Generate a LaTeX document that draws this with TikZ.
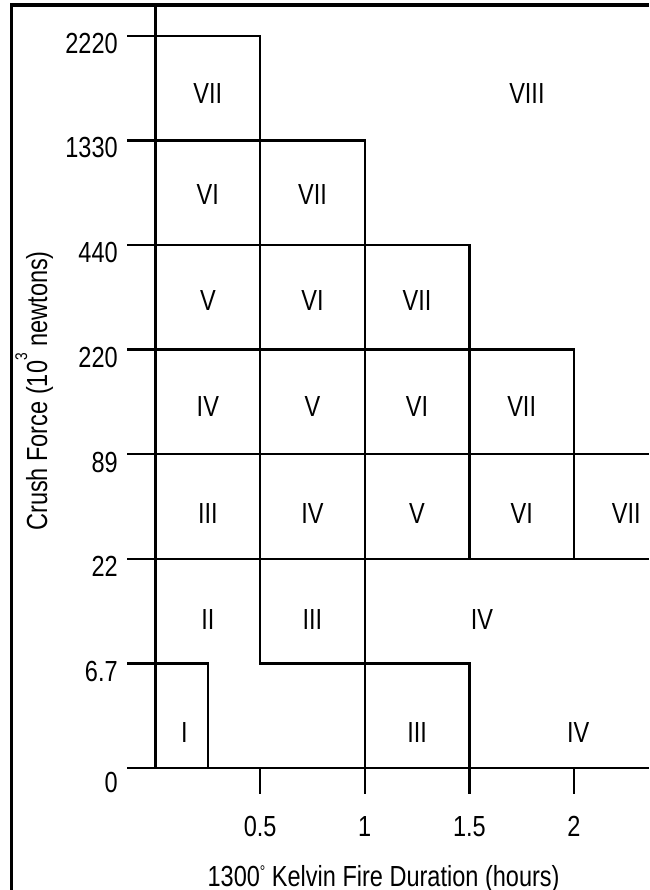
\documentclass[tikz,border=0pt]{standalone}
\usepackage{fontspec}
\setmainfont{Liberation Sans}[FakeStretch=0.81]
\usetikzlibrary{positioning}
\tikzset{%
	boundary/.style = {line width=0.85pt}, % outer frame
	zone/.style     = {line width=0.65pt}, % class borders
	region/.style   = {inner sep=0pt}, % class label
	ytick/.style    = {anchor=east, inner sep=0pt}, % force value
	xtick/.style    = {inner sep=0pt}, % hours
	title/.style    = {anchor=base, inner sep=0pt}, % axis name
}
\newcommand{\smallsup}[2]{\raisebox{#1}{\fontsize{4.6}{5}\selectfont #2}}

\begin{document}
\begin{tikzpicture}[node distance = 1cm, font=\fontsize{7.9}{9.5}\selectfont]
		\useasboundingbox (-1.487,-1.166) rectangle (4.718,7.342);
		% frame and axis
		\draw[boundary] (-1.381,-1.166) -- (-1.381,7.294) -- (4.718,7.294);
		\draw[zone] (0,7.294) -- (0,0);
		% class borders
		\draw[zone] (-0.27,7) -| (1,1) -| (3,-0.25);
		\draw[zone] (-0.27,6) -| (2,-0.25);
		\draw[zone] (-0.27,5) -| (3,2);
		\draw[zone] (-0.27,4) -| (4,2);
		\draw[zone] (-0.27,3) -- (4.718,3);
		\draw[zone] (-0.27,2) -- (4.718,2);
		\draw[zone] (-0.27,1) -| (0.5,0);
		\draw[zone] (-0.27,0) -- (4.718,0);
		\draw[zone] (1,0) -- (1,-0.25);
		\draw[zone] (4,0) -- (4,-0.25);
		% force values
		\node[ytick] (f7) at (-0.355,6.93) {2220};
		\node[ytick] (f6) at (-0.355,5.93) {1330};
		\node[ytick] (f5) at (-0.355,4.93) {440};
		\node[ytick] (f4) at (-0.355,3.92) {220};
		\node[ytick] (f3) at (-0.355,2.92) {89};
		\node[ytick] (f2) at (-0.355,1.93) {22};
		\node[ytick] (f1) at (-0.355,0.92) {6.7};
		\node[ytick] (f0) at (-0.355,-0.134) {0};
		% durations
		\node[xtick] (h1) at (1,-0.56) {0.5};
		\node[xtick, right of=h1] (h2) {1};
		\node[xtick, right of=h2] (h3) {1.5};
		\node[xtick, right of=h3] (h4) {2};
		% axis names
		\node[title] (xname) at (2.18,-1.137) {1300\smallsup{2.5pt}{°} Kelvin Fire Duration (hours)};
		\node[title, rotate=90] (yname) at (-1.037,3.604) {Crush Force (10\smallsup{5.4pt}{3} newtons)};
		% classes
		\node[region] (c6a) at (0.5,6.45) {VII};
		\node[region] (c6b) at (3.55,6.45) {VIII};
		\node[region] (c5a) at (0.5,5.48) {VI};
		\node[region, right of=c5a] (c5b) {VII};
		\node[region] (c4a) at (0.5,4.47) {V};
		\node[region, right of=c4a] (c4b) {VI};
		\node[region, right of=c4b] (c4c) {VII};
		\node[region] (c3a) at (0.5,3.46) {IV};
		\node[region, right of=c3a] (c3b) {V};
		\node[region, right of=c3b] (c3c) {VI};
		\node[region, right of=c3c] (c3d) {VII};
		\node[region] (c2a) at (0.5,2.43) {III};
		\node[region, right of=c2a] (c2b) {IV};
		\node[region, right of=c2b] (c2c) {V};
		\node[region, right of=c2c] (c2d) {VI};
		\node[region, right of=c2d] (c2e) {VII};
		\node[region] (c1a) at (0.5,1.42) {II};
		\node[region, right of=c1a] (c1b) {III};
		\node[region] (c1c) at (3.12,1.42) {IV};
		\node[region] (c0a) at (0.275,0.34) {I};
		\node[region] (c0b) at (2.5,0.34) {III};
		\node[region] (c0c) at (4.04,0.34) {IV};
\end{tikzpicture}
\end{document}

- **Written task**
Each line of the material must be retyped exactly, except that images are omitted.

- **Answer to this task**
Generate a LaTeX document that draws this with TikZ.
\documentclass[tikz,border=0pt]{standalone}
\usepackage{fontspec}
\setmainfont{Liberation Sans}[FakeStretch=0.81]
\usetikzlibrary{positioning}
\tikzset{%
	boundary/.style = {line width=0.85pt}, % outer frame
	zone/.style     = {line width=0.65pt}, % class borders
	region/.style   = {inner sep=0pt}, % class label
	ytick/.style    = {anchor=east, inner sep=0pt}, % force value
	xtick/.style    = {inner sep=0pt}, % hours
	title/.style    = {anchor=base, inner sep=0pt}, % axis name
}
\newcommand{\smallsup}[2]{\raisebox{#1}{\fontsize{4.6}{5}\selectfont #2}}

\begin{document}
\begin{tikzpicture}[node distance = 1cm, font=\fontsize{7.9}{9.5}\selectfont]
		\useasboundingbox (-1.487,-1.166) rectangle (4.718,7.342);
		% frame and axis
		\draw[boundary] (-1.381,-1.166) -- (-1.381,7.294) -- (4.718,7.294);
		\draw[zone] (0,7.294) -- (0,0);
		% class borders
		\draw[zone] (-0.27,7) -| (1,1) -| (3,-0.25);
		\draw[zone] (-0.27,6) -| (2,-0.25);
		\draw[zone] (-0.27,5) -| (3,2);
		\draw[zone] (-0.27,4) -| (4,2);
		\draw[zone] (-0.27,3) -- (4.718,3);
		\draw[zone] (-0.27,2) -- (4.718,2);
		\draw[zone] (-0.27,1) -| (0.5,0);
		\draw[zone] (-0.27,0) -- (4.718,0);
		\draw[zone] (1,0) -- (1,-0.25);
		\draw[zone] (4,0) -- (4,-0.25);
		% force values
		\node[ytick] (f7) at (-0.355,6.93) {2220};
		\node[ytick] (f6) at (-0.355,5.93) {1330};
		\node[ytick] (f5) at (-0.355,4.93) {440};
		\node[ytick] (f4) at (-0.355,3.92) {220};
		\node[ytick] (f3) at (-0.355,2.92) {89};
		\node[ytick] (f2) at (-0.355,1.93) {22};
		\node[ytick] (f1) at (-0.355,0.92) {6.7};
		\node[ytick] (f0) at (-0.355,-0.134) {0};
		% durations
		\node[xtick] (h1) at (1,-0.56) {0.5};
		\node[xtick, right of=h1] (h2) {1};
		\node[xtick, right of=h2] (h3) {1.5};
		\node[xtick, right of=h3] (h4) {2};
		% axis names
		\node[title] (xname) at (2.18,-1.137) {1300\smallsup{2.5pt}{°} Kelvin Fire Duration (hours)};
		\node[title, rotate=90] (yname) at (-1.037,3.604) {Crush Force (10\smallsup{5.4pt}{3} newtons)};
		% classes
		\node[region] (c6a) at (0.5,6.45) {VII};
		\node[region] (c6b) at (3.55,6.45) {VIII};
		\node[region] (c5a) at (0.5,5.48) {VI};
		\node[region, right of=c5a] (c5b) {VII};
		\node[region] (c4a) at (0.5,4.47) {V};
		\node[region, right of=c4a] (c4b) {VI};
		\node[region, right of=c4b] (c4c) {VII};
		\node[region] (c3a) at (0.5,3.46) {IV};
		\node[region, right of=c3a] (c3b) {V};
		\node[region, right of=c3b] (c3c) {VI};
		\node[region, right of=c3c] (c3d) {VII};
		\node[region] (c2a) at (0.5,2.43) {III};
		\node[region, right of=c2a] (c2b) {IV};
		\node[region, right of=c2b] (c2c) {V};
		\node[region, right of=c2c] (c2d) {VI};
		\node[region, right of=c2d] (c2e) {VII};
		\node[region] (c1a) at (0.5,1.42) {II};
		\node[region, right of=c1a] (c1b) {III};
		\node[region] (c1c) at (3.12,1.42) {IV};
		\node[region] (c0a) at (0.275,0.34) {I};
		\node[region] (c0b) at (2.5,0.34) {III};
		\node[region] (c0c) at (4.04,0.34) {IV};
\end{tikzpicture}
\end{document}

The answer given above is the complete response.